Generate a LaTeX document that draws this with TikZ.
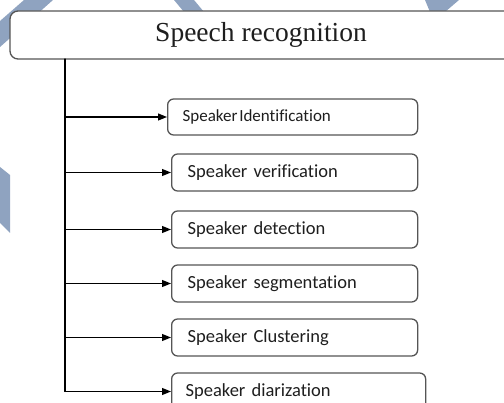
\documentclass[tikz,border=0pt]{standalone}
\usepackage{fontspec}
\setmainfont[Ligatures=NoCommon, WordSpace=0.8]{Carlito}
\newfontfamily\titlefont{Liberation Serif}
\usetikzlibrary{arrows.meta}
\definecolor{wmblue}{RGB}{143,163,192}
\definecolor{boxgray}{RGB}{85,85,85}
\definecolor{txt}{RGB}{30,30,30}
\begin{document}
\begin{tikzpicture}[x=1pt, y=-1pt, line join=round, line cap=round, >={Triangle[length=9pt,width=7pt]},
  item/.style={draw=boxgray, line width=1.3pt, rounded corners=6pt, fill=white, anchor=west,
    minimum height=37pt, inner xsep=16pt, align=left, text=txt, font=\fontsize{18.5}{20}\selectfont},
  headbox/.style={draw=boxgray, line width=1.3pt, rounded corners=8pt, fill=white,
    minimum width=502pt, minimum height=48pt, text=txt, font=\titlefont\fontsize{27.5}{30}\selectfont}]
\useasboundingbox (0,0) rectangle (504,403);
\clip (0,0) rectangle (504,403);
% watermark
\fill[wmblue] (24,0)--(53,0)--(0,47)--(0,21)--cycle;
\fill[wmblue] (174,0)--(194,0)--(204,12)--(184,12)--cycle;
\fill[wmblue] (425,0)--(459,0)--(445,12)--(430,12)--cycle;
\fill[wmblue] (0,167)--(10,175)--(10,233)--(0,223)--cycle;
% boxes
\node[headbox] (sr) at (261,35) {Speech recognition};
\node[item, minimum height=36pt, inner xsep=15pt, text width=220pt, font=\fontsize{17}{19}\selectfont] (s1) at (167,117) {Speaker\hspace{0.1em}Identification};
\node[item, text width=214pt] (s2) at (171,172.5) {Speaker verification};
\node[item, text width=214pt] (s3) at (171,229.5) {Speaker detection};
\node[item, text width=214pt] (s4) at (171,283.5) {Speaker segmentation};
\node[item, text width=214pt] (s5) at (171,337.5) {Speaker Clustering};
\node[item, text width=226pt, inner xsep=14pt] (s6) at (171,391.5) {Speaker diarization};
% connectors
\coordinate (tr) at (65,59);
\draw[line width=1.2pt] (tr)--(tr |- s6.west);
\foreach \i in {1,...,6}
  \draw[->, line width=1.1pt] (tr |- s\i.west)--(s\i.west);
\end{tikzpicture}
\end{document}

▸ Stated task: Except for the pictures, copy the material above exactly.

▸ Reply:
Generate a LaTeX document that draws this with TikZ.
\documentclass[tikz,border=0pt]{standalone}
\usepackage{fontspec}
\setmainfont[Ligatures=NoCommon, WordSpace=0.8]{Carlito}
\newfontfamily\titlefont{Liberation Serif}
\usetikzlibrary{arrows.meta}
\definecolor{wmblue}{RGB}{143,163,192}
\definecolor{boxgray}{RGB}{85,85,85}
\definecolor{txt}{RGB}{30,30,30}
\begin{document}
\begin{tikzpicture}[x=1pt, y=-1pt, line join=round, line cap=round, >={Triangle[length=9pt,width=7pt]},
  item/.style={draw=boxgray, line width=1.3pt, rounded corners=6pt, fill=white, anchor=west,
    minimum height=37pt, inner xsep=16pt, align=left, text=txt, font=\fontsize{18.5}{20}\selectfont},
  headbox/.style={draw=boxgray, line width=1.3pt, rounded corners=8pt, fill=white,
    minimum width=502pt, minimum height=48pt, text=txt, font=\titlefont\fontsize{27.5}{30}\selectfont}]
\useasboundingbox (0,0) rectangle (504,403);
\clip (0,0) rectangle (504,403);
% watermark
\fill[wmblue] (24,0)--(53,0)--(0,47)--(0,21)--cycle;
\fill[wmblue] (174,0)--(194,0)--(204,12)--(184,12)--cycle;
\fill[wmblue] (425,0)--(459,0)--(445,12)--(430,12)--cycle;
\fill[wmblue] (0,167)--(10,175)--(10,233)--(0,223)--cycle;
% boxes
\node[headbox] (sr) at (261,35) {Speech recognition};
\node[item, minimum height=36pt, inner xsep=15pt, text width=220pt, font=\fontsize{17}{19}\selectfont] (s1) at (167,117) {Speaker\hspace{0.1em}Identification};
\node[item, text width=214pt] (s2) at (171,172.5) {Speaker verification};
\node[item, text width=214pt] (s3) at (171,229.5) {Speaker detection};
\node[item, text width=214pt] (s4) at (171,283.5) {Speaker segmentation};
\node[item, text width=214pt] (s5) at (171,337.5) {Speaker Clustering};
\node[item, text width=226pt, inner xsep=14pt] (s6) at (171,391.5) {Speaker diarization};
% connectors
\coordinate (tr) at (65,59);
\draw[line width=1.2pt] (tr)--(tr |- s6.west);
\foreach \i in {1,...,6}
  \draw[->, line width=1.1pt] (tr |- s\i.west)--(s\i.west);
\end{tikzpicture}
\end{document}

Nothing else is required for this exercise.